3.4. Enforcement Against Foreign Actors

The difficulty of enforcing penalties (kachoukin or criminal sanctions) against entities or individuals located outside Japan remains a practical challenge. The non-adoption of remedies like voting right suspension, which could potentially be enforced more easily against shares held within the Japanese clearing system regardless of the holder's location, means this challenge persists. This may continue to be a weak point in the enforcement regime, particularly concerning cross-border M&A or activism.

4. The Unadopted Proposals: Future Prospects for Stronger Enforcement?

Given that the 2024 FIEA reforms left the enforcement structure largely untouched despite extensive debate, the question arises whether stronger measures might be reconsidered in the future.

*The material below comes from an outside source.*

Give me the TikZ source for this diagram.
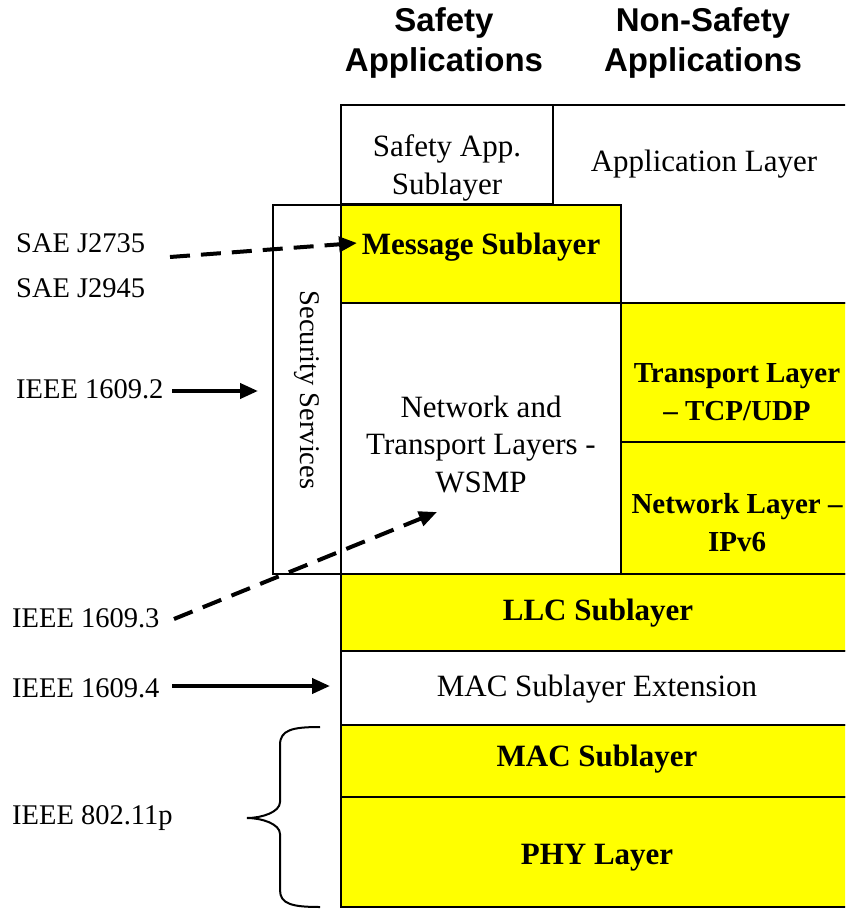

  • Private Rights of Action: The arguments for allowing shareholders and target companies to seek injunctions (timely relief, mobilizing private resources for enforcement) remain relevant. While rejected in the FIEA context, similar debates could resurface, perhaps during future revisions of the Companies Act, although the hurdles related to potential misuse and judicial burden remain.
  • Voting Right Suspension/Divestiture: These powerful deterrents face significant political and conceptual barriers in Japan, particularly the reluctance to interfere directly with Companies Act rights based on FIEA violations. Unless there is a major shift in policy thinking or a series of high-profile enforcement failures under the current system, their near-term adoption seems unlikely. However, they might remain on the long-term policy agenda as tools used in other jurisdictions.
  • Increasing Kachoukin Levels: A more politically feasible avenue for strengthening deterrence might be to revisit the calculation basis for kachoukin, especially for LSR violations, to ensure penalties are more proportionate to the potential market impact or the gains from non-compliance.
  • Regulatory Resources and Expertise: Effective enforcement, regardless of the tools available, requires adequate resources and expertise within the regulatory bodies (FSA, SESC, Local Finance Bureaus). Continued investment in their capacity to monitor markets, investigate complex transactions (including derivatives and cross-border holdings), and pursue timely action is crucial.

Conclusion

The 2024 FIEA reforms represent a major overhaul of Japan's substantive rules for Takeover Bids and Large Shareholding Reports. However, the enforcement framework underpinning these rules remains largely reliant on the pre-existing administrative mechanisms. While early signs (as of mid-2025) point towards a potential increase in administrative vigilance, particularly regarding LSR compliance through kachoukin penalties, the fundamental limitations identified during the reform process – notably the low deterrent effect of certain penalties and the absence of private enforcement rights – persist.

The decision not to adopt stronger enforcement tools like private injunctions or voting right suspensions means that the effectiveness of the reformed TOB and LSR regime will heavily depend on the proactivity and resourcing of regulatory authorities, as well as the detailed implementation of new definitions (e.g., material proposals, joint holders, deemed joint holders) in forthcoming government ordinances.

For market participants, especially foreign investors, navigating Japanese M&A and significant shareholdings requires not only understanding the new rules but also closely monitoring the evolving enforcement climate. While the substantive rules aim for greater clarity and fairness, the practical reality of enforcement – its speed, severity, and predictability – will continue to be a critical factor in assessing risks and opportunities in the Japanese market. Future legislative cycles may yet revisit the question of stronger enforcement tools if the current framework proves insufficient to ensure compliance and maintain market confidence.